▶ [Dataset section]:
....

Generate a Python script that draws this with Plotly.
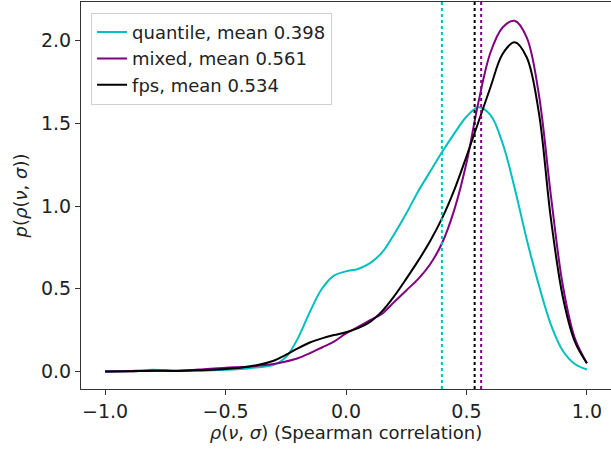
import plotly.graph_objects as go

# Spearman correlation grid
rho = [-1.0, -0.9, -0.8, -0.7, -0.6, -0.5, -0.4, -0.3, -0.25, -0.2, -0.15, -0.1, -0.05,
       0.0, 0.05, 0.1, 0.15, 0.2, 0.25, 0.3, 0.35, 0.4, 0.45, 0.5, 0.55, 0.6, 0.65,
       0.7, 0.75, 0.8, 0.85, 0.9, 0.95, 1.0]

quantile_density = [0.0, 0.003, 0.01, 0.004, 0.005, 0.01, 0.02, 0.04, 0.085, 0.2, 0.36, 0.5, 0.58,
                    0.605, 0.62, 0.655, 0.72, 0.83, 0.955, 1.09, 1.21, 1.33, 1.44, 1.54, 1.598, 1.55, 1.38,
                    1.11, 0.80, 0.525, 0.285, 0.125, 0.045, 0.012]

mixed_density = [0.0, 0.002, 0.005, 0.005, 0.012, 0.022, 0.03, 0.045, 0.06, 0.08, 0.11, 0.145, 0.18,
                 0.23, 0.27, 0.31, 0.35, 0.42, 0.49, 0.56, 0.65, 0.78, 0.98, 1.26, 1.63, 1.93, 2.08,
                 2.12, 2.02, 1.68, 1.07, 0.52, 0.2, 0.05]

fps_density = [0.0, 0.002, 0.005, 0.003, 0.008, 0.015, 0.03, 0.065, 0.1, 0.14, 0.175, 0.2, 0.22,
               0.237, 0.262, 0.3, 0.365, 0.455, 0.56, 0.67, 0.79, 0.93, 1.1, 1.3, 1.51, 1.72, 1.92,
               1.99, 1.9, 1.57, 0.93, 0.45, 0.18, 0.05]

series_names = ["quantile, mean 0.398", "mixed, mean 0.561", "fps, mean 0.534"]
series_means = [0.398, 0.561, 0.534]
series_colors = ["#00BFBF", "#800080", "#000000"]
series_values = [quantile_density, mixed_density, fps_density]

FONT = "DejaVu Sans"

fig = go.Figure()
for name, vals, col in zip(series_names, series_values, series_colors):
    fig.add_trace(go.Scatter(x=rho, y=vals, mode="lines", name=name,
                             line=dict(color=col, width=2, shape="spline", smoothing=1)))

for m, col in zip(series_means, series_colors):
    fig.add_vline(x=m, line=dict(color=col, width=2, dash="dot"))

fig.update_layout(
    width=611, height=454,
    margin=dict(l=81, r=0, t=2, b=65, autoexpand=False),
    paper_bgcolor="white", plot_bgcolor="white",
    font=dict(family=FONT, size=18, color="#222"),
    showlegend=True,
    legend=dict(x=0.019, y=0.972, xanchor="left", yanchor="top",
                bordercolor="#d0d0d0", borderwidth=1, bgcolor="rgba(255,255,255,0.8)",
                font=dict(family=FONT, size=18, color="#222"),
                tracegroupgap=0, itemwidth=30),
)
fig.update_xaxes(range=[-1.1, 1.1], tickvals=[-1.0, -0.5, 0.0, 0.5, 1.0], tickformat=".1f",
                 showgrid=False, zeroline=False, showline=True, linecolor="#333", linewidth=1,
                 mirror=True, ticks="outside", ticklen=5, tickcolor="#333", automargin=False,
                 tickfont=dict(size=19),
                 title=dict(text="<i>ρ</i>(<i>ν</i>, <i>σ</i>) (Spearman correlation)",
                            font=dict(family=FONT, size=18), standoff=4))
fig.update_yaxes(range=[-0.106, 2.234], tickvals=[0.0, 0.5, 1.0, 1.5, 2.0], tickformat=".1f",
                 showgrid=False, zeroline=False, showline=True, linecolor="#333", linewidth=1,
                 mirror=True, ticks="outside", ticklen=5, tickcolor="#333", automargin=False,
                 tickfont=dict(size=19),
                 title=dict(text="<i>p</i>(<i>ρ</i>(<i>ν</i>, <i>σ</i>))",
                            font=dict(family=FONT, size=18), standoff=8))

fig.write_html("out.html", config={"displayModeBar": False},
               post_script="document.body.style.margin='0px';")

....

▶ [Your task]:
Without any pictures, reproduce the lines from the first one in the material through the line that has "2.12, 2.02, 1.68, 1.07, 0.52, 0.2, 0.05]", exactly as they appear.

▶ [Written response]:
Generate a Python script that draws this with Plotly.
import plotly.graph_objects as go

# Spearman correlation grid
rho = [-1.0, -0.9, -0.8, -0.7, -0.6, -0.5, -0.4, -0.3, -0.25, -0.2, -0.15, -0.1, -0.05,
       0.0, 0.05, 0.1, 0.15, 0.2, 0.25, 0.3, 0.35, 0.4, 0.45, 0.5, 0.55, 0.6, 0.65,
       0.7, 0.75, 0.8, 0.85, 0.9, 0.95, 1.0]

quantile_density = [0.0, 0.003, 0.01, 0.004, 0.005, 0.01, 0.02, 0.04, 0.085, 0.2, 0.36, 0.5, 0.58,
                    0.605, 0.62, 0.655, 0.72, 0.83, 0.955, 1.09, 1.21, 1.33, 1.44, 1.54, 1.598, 1.55, 1.38,
                    1.11, 0.80, 0.525, 0.285, 0.125, 0.045, 0.012]

mixed_density = [0.0, 0.002, 0.005, 0.005, 0.012, 0.022, 0.03, 0.045, 0.06, 0.08, 0.11, 0.145, 0.18,
                 0.23, 0.27, 0.31, 0.35, 0.42, 0.49, 0.56, 0.65, 0.78, 0.98, 1.26, 1.63, 1.93, 2.08,
                 2.12, 2.02, 1.68, 1.07, 0.52, 0.2, 0.05]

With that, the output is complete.